## Stated problem:
Extract all lines containing "this".

-- START OF Record excerpts --

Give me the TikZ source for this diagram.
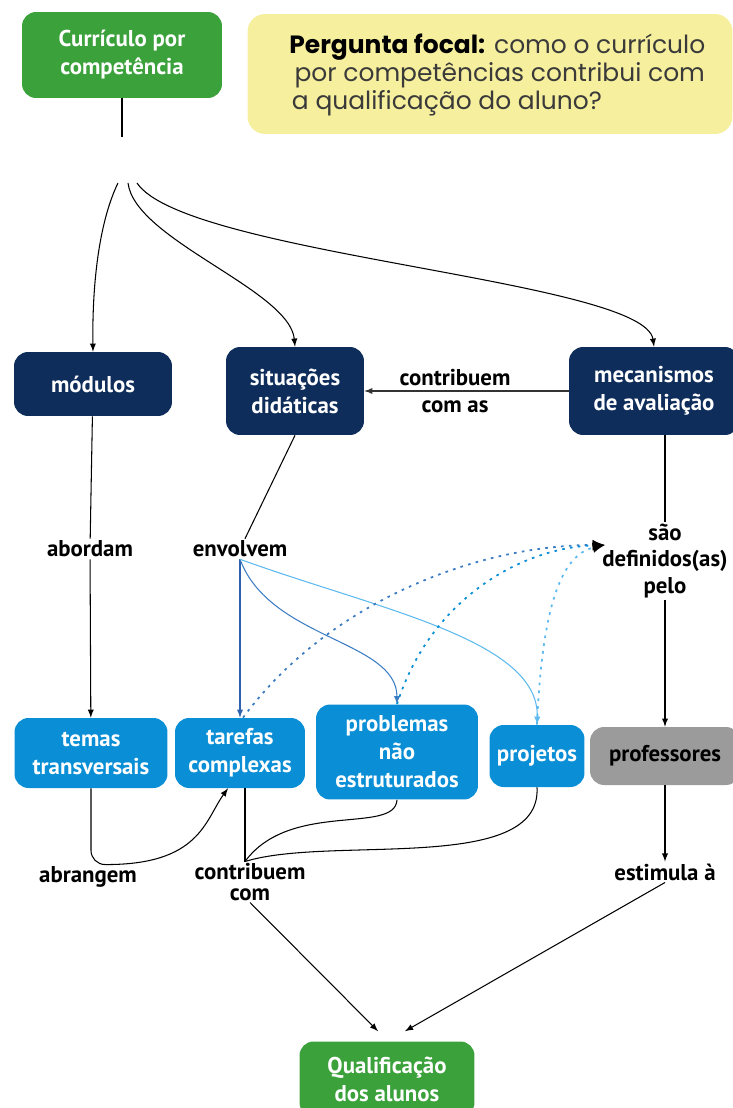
\documentclass[tikz,border=0pt]{standalone}
\usepackage{fontspec}
\setmainfont{PT Sans}
\newfontfamily\focalfont{Poppins}
\usetikzlibrary{arrows.meta}
\definecolor{verde}{HTML}{3BA13B}
\definecolor{marinho}{HTML}{0E2D5B}
\definecolor{azul}{HTML}{0A8FD6}
\definecolor{cinza}{HTML}{9B9B9B}
\definecolor{amarelo}{HTML}{F6EF9D}
\definecolor{azulA}{HTML}{2E62AE}
\definecolor{azulB}{HTML}{3C7CC3}
\definecolor{azulC}{HTML}{5DB9EE}
\definecolor{texto}{HTML}{3A3A3A}
\tikzset{
  conceito/.style={rounded corners=8pt,align=center,text=white,inner sep=2pt,
    font=\bfseries\fontsize{13}{16}\selectfont},
  rotulo/.style={align=center,inner sep=1pt,font=\bfseries\fontsize{13}{15}\selectfont},
  liga/.style={line width=0.6pt},
  seta/.style={liga,-latex},
  pontos/.style={line width=1pt,dash pattern=on 1.5pt off 3pt,-{Latex[black,length=7pt,width=6pt]}}
}
\begin{document}
\begin{tikzpicture}[x=0.02cm,y=-0.02cm]
\useasboundingbox (0,0) rectangle (733,1108);
% topo
\node[conceito,fill=verde,minimum width=4cm,minimum height=1.72cm] (curr) at (122,55) {Currículo por\\competência};
\node[fill=amarelo,rounded corners=10pt,minimum width=9.7cm,minimum height=2.4cm] (focal) at (490,74) {};
\node[anchor=west,align=left,inner sep=0pt,text=texto,font=\focalfont\fontsize{14.2}{16}\selectfont] (pergunta) at (289,75)
  {\textcolor{black}{\textbf{Pergunta focal:}} como o currículo\\\hspace{3pt}por competências contribui com\\\hspace{1.5pt}a qualificação do aluno?};
% conceitos
\node[conceito,fill=marinho,minimum width=3.16cm,minimum height=1.28cm] (mod) at (93,384) {módulos};
\node[conceito,fill=marinho,minimum width=2.76cm,minimum height=1.76cm] (sit) at (295,391) {situações\\didáticas};
\node[conceito,fill=marinho,minimum width=3.4cm,minimum height=1.76cm] (mec) at (654,391) {mecanismos\\de avaliação};
\node[conceito,fill=azul,minimum width=3.06cm,minimum height=1.4cm] (temas) at (91,753) {temas\\transversais};
\node[conceito,fill=azul,minimum width=2.6cm,minimum height=1.4cm] (tar) at (240,753) {tarefas\\complexas};
\node[conceito,fill=azul,minimum width=3.24cm,minimum height=1.9cm] (prob) at (397,752) {problemas\\não\\estruturados};
\node[conceito,fill=azul,minimum width=1.9cm,minimum height=1.24cm] (proj) at (537,756) {projetos};
\node[conceito,fill=cinza,text=black,minimum width=3cm,minimum height=1.16cm] (prof) at (665,756) {professores};
\node[conceito,fill=verde,minimum width=3.5cm,minimum height=1.5cm] (qual) at (387,1079) {Qualificação\\dos alunos};
% frases de ligacao
\node[rotulo] (contA) at (455,391) {contribuem\\com as};
\node[rotulo] (abord) at (90,549) {abordam};
\node[rotulo] (env) at (240,549) {envolvem};
\node[rotulo] (sao) at (665,561) {são\\definidos(as)\\pelo};
\node[rotulo] (abrang) at (88,877) {abrangem};
\node[rotulo,font=\bfseries\fontsize{13}{11.5}\selectfont] (contB) at (250,882) {contribuem\\com};
\node[rotulo] (estim) at (665,872) {estimula à};
\coordinate (stub) at (122,137);
\coordinate (forkA) at (118,183);
\coordinate (forkB) at (128,183);
\coordinate (forkC) at (137,183);
\coordinate (alvo) at (605,545);
% ligacoes
\draw[liga] (curr) -- (stub);
\draw[seta] (forkA) .. controls (100,220) and (92,280) .. (mod.north);
\draw[seta] (forkB) .. controls (135,240) and (290,290) .. (sit.north);
\draw[seta] (forkC) .. controls (185,255) and (645,280) .. (mec.north);
\draw[seta,black!80] (mec.west) -- (sit.east);
\draw[liga] (mod) -- (abord);
\draw[seta] (abord) -- (temas);
\draw[liga] (sit.south) -- (env);
\draw[liga] (mec.south -| sao.north) -- (sao.north);
\draw[seta] (sao) -- (prof);
\draw[seta] (prof) -- (estim);
\draw[liga,-latex,azulA] (env.south) -- (tar.north);
\draw[liga,-latex,azulB] (env.south) .. controls (270,640) and (397,640) .. (prob.north);
\draw[liga,-latex,azulC] (env.south) .. controls (380,610) and (540,640) .. (proj.north);
\draw[pontos,azulB] ([xshift=0.06cm]tar.north) .. controls (330,600) and (480,545) .. (alvo);
\draw[pontos,azul] (prob.north) .. controls (430,600) and (520,548) .. (alvo);
\draw[pontos,azulC] (proj.north) .. controls (542,610) and (560,555) .. (alvo);
\draw[seta,rounded corners=8pt] (temas.south) -- (temas.south |- abrang.north) .. controls (200,865) and (205,820) .. ([xshift=-0.24cm]tar.south);
\draw[liga] ([xshift=0.1cm]tar.south) -- ([xshift=0.1cm]tar.south |- contB.north);
\draw[liga] (prob.south) .. controls (395,835) and (290,800) .. ([xshift=0.1cm]tar.south |- contB.north);
\draw[liga] (proj.south) .. controls (542,875) and (330,835) .. ([xshift=0.1cm]tar.south |- contB.north);
\draw[seta] (contB.south) -- ([xshift=-0.18cm,yshift=0.2cm]qual.north);
\draw[seta] (estim.south) -- ([xshift=0.36cm,yshift=0.2cm]qual.north);
\end{tikzpicture}
\end{document}
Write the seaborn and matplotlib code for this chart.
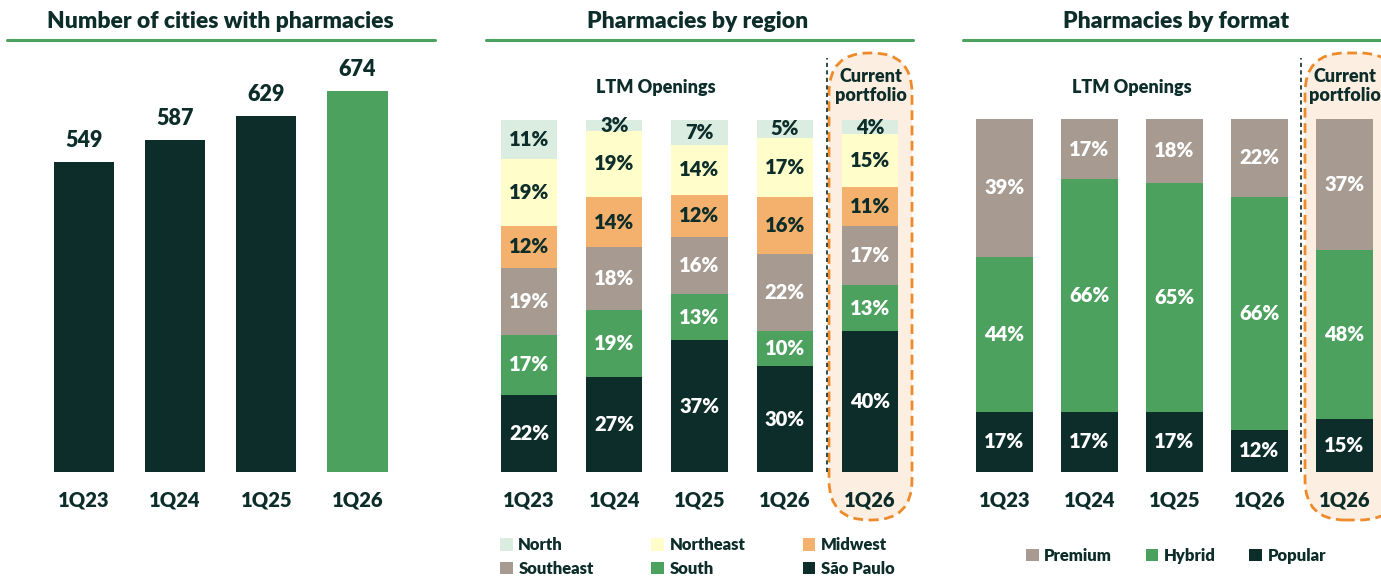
import matplotlib
matplotlib.use("Agg")
import matplotlib.pyplot as plt
import seaborn as sns
from matplotlib.patches import FancyBboxPatch, Patch
from matplotlib.lines import Line2D

# Dados
anos = ["1Q23", "1Q24", "1Q25", "1Q26"]
cidades = [549, 587, 629, 674]

periodos = ["1Q23", "1Q24", "1Q25", "1Q26", "Atual"]
rotulos_periodos = ["1Q23", "1Q24", "1Q25", "1Q26", "1Q26"]

regioes = ["São Paulo", "South", "Southeast", "Midwest", "Northeast", "North"]
sao_paulo = [22, 27, 37, 30, 40]
south = [17, 19, 13, 10, 13]
southeast = [19, 18, 16, 22, 17]
midwest = [12, 14, 12, 16, 11]
northeast = [19, 19, 14, 17, 15]
north = [11, 3, 7, 5, 4]

formatos = ["Popular", "Hybrid", "Premium"]
popular = [17, 17, 17, 12, 15]
hybrid = [44, 66, 65, 66, 48]
premium = [39, 17, 18, 22, 37]

# Cores
ESCURO = "#0C2D2A"
VERDE = "#4CA15F"
cores_regiao = {"São Paulo": ESCURO, "South": VERDE, "Southeast": "#A69A91",
                "Midwest": "#F4B16D", "Northeast": "#FFFDC9", "North": "#DAEDE0"}
texto_regiao = {"São Paulo": "white", "South": "white", "Southeast": "white",
                "Midwest": ESCURO, "Northeast": ESCURO, "North": ESCURO}
cores_formato = {"Popular": ESCURO, "Hybrid": VERDE, "Premium": "#A69A91"}

PESO = "heavy"

sns.set_style("white")
plt.rcParams["font.family"] = ["Lato", "DejaVu Sans"]
plt.rcParams["font.weight"] = PESO

W, H = 1381, 577
fig = plt.figure(figsize=(W / 100, H / 100), dpi=100)
fig.patch.set_facecolor("white")


def eixo_px(esq, topo, dir, base):
    ax = fig.add_axes([esq / W, 1 - base / H, (dir - esq) / W, (base - topo) / H])
    ax.set_facecolor("none")
    return ax


def limpar(ax):
    sns.despine(ax=ax, left=True, bottom=True)
    ax.set_yticks([])
    ax.set_xlabel("")
    ax.set_ylabel("")
    ax.tick_params(axis="x", length=0, pad=13, labelsize=14.5, labelcolor=ESCURO)
    for t in ax.get_xticklabels():
        t.set_fontweight(PESO)


def titulo(x0, x1, xc, texto):
    fig.text(xc / W, 1 - 22 / H, texto, ha="center", va="center", fontsize=16.5,
             fontweight=PESO, color=ESCURO)
    fig.add_artist(Line2D([x0 / W, x1 / W], [1 - 40 / H, 1 - 40 / H], color=VERDE, lw=2.2))


def caixa_atual(x0, x1, xlinha):
    caixa = FancyBboxPatch((x0 / 100, (H - 520) / 100), (x1 - x0) / 100, 467 / 100,
                           boxstyle="round,pad=0,rounding_size=0.4",
                           transform=fig.dpi_scale_trans, facecolor="#FDEEE2",
                           edgecolor="#EE8A2A", lw=2.0, linestyle=(0, (3.5, 2)), zorder=-1)
    fig.add_artist(caixa)
    fig.add_artist(Line2D([xlinha / 100, xlinha / 100], [(H - 472) / 100, (H - 58) / 100],
                          transform=fig.dpi_scale_trans, color=ESCURO, lw=1.2,
                          linestyle=(0, (2.5, 2)), zorder=-1))


########################################################
# Painel 1 - número de cidades
ax1 = eixo_px(38.5, 472 - 700 * 0.5653, 403, 472)
sns.barplot(x=anos, y=cidades, hue=anos, palette=[ESCURO, ESCURO, ESCURO, VERDE],
            width=0.66, saturation=1, legend=False, ax=ax1, linewidth=0)
ax1.set_ylim(0, 700)
ax1.set_xlim(-0.5, 3.5)
for i, v in enumerate(cidades):
    ax1.annotate(str(v), (i, v), xytext=(0, 8), textcoords="offset points",
                 ha="center", va="bottom", fontsize=15.5, fontweight=PESO, color=ESCURO)
limpar(ax1)
titulo(7, 435, 220, "Number of cities with pharmacies")


########################################################
# Painéis 2 e 3 - barras empilhadas
def empilhado(ax, series, nomes, cores, cores_texto):
    totais = [sum(c) for c in zip(*series)]
    # normalizando para 100%
    norm = [[v / t * 100 for v, t in zip(s, totais)] for s in series]
    acumulado = []
    soma = [0] * len(totais)
    for s in norm:
        base = soma[:]
        soma = [a + b for a, b in zip(soma, s)]
        acumulado.append((base, soma[:]))
    # desenha do topo para a base
    for nome, (base, topo) in reversed(list(zip(nomes, acumulado))):
        sns.barplot(x=periodos, y=topo, color=cores[nome], width=0.66, saturation=1,
                    ax=ax, linewidth=0)
    for nome, serie, (base, topo) in zip(nomes, series, acumulado):
        for i, v in enumerate(serie):
            ax.text(i, (base[i] + topo[i]) / 2, f"{v}%", ha="center", va="center",
                    fontsize=14.5, fontweight=PESO, color=cores_texto[nome])
    ax.set_ylim(0, 100)
    ax.set_xlim(-0.5, 4.5)
    ax.set_xticks(range(len(periodos)))
    ax.set_xticklabels(rotulos_periodos)
    limpar(ax)


def legenda(alcas, x, y, espaco, ncol=3):
    leg = fig.legend(handles=alcas, ncol=ncol, loc="center left",
                     bbox_to_anchor=(x / W, 1 - y / H), frameon=False, fontsize=12,
                     handlelength=0.75, handleheight=0.75, handletextpad=0.35,
                     columnspacing=espaco, labelspacing=0.45, borderaxespad=0, borderpad=0)
    for t in leg.get_texts():
        t.set_color(ESCURO)
        t.set_fontweight(PESO)
    return leg


caixa_atual(829, 912, 827)
ax2 = eixo_px(486.4, 120, 912.6, 472)
empilhado(ax2, [sao_paulo, south, southeast, midwest, northeast, north], regioes,
          cores_regiao, texto_regiao)
titulo(486, 913, 698, "Pharmacies by region")
fig.text(656 / W, 1 - 88 / H, "LTM Openings", ha="center", va="center", fontsize=13,
         fontweight=PESO, color=ESCURO)
fig.text(871 / W, 1 - 86 / H, "Current\nportfolio", ha="center", va="center", fontsize=13,
         fontweight=PESO, color=ESCURO, linespacing=1.15)

ordem_leg = ["North", "Southeast", "Northeast", "South", "Midwest", "São Paulo"]
legenda([Patch(facecolor=cores_regiao[n], edgecolor="none", label=n) for n in ordem_leg],
        500, 557, 3.45)

caixa_atual(1305, 1400, 1301)
ax3 = eixo_px(962, 119, 1387, 472)
empilhado(ax3, [popular, hybrid, premium], formatos, cores_formato,
          {"Popular": "white", "Hybrid": "white", "Premium": "white"})
titulo(963, 1381, 1176, "Pharmacies by format")
fig.text(1132 / W, 1 - 87 / H, "LTM Openings", ha="center", va="center", fontsize=13,
         fontweight=PESO, color=ESCURO)
fig.text(1345 / W, 1 - 86 / H, "Current\nportfolio", ha="center", va="center", fontsize=13,
         fontweight=PESO, color=ESCURO, linespacing=1.15)

legenda([Patch(facecolor=cores_formato[n], edgecolor="none", label=n)
         for n in ["Premium", "Hybrid", "Popular"]], 1026, 556, 2.0)

fig.savefig("out.png", dpi=100, facecolor="white")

-- END OF Record excerpts --

## Solution below:
Give me the TikZ source for this diagram.
Write the seaborn and matplotlib code for this chart.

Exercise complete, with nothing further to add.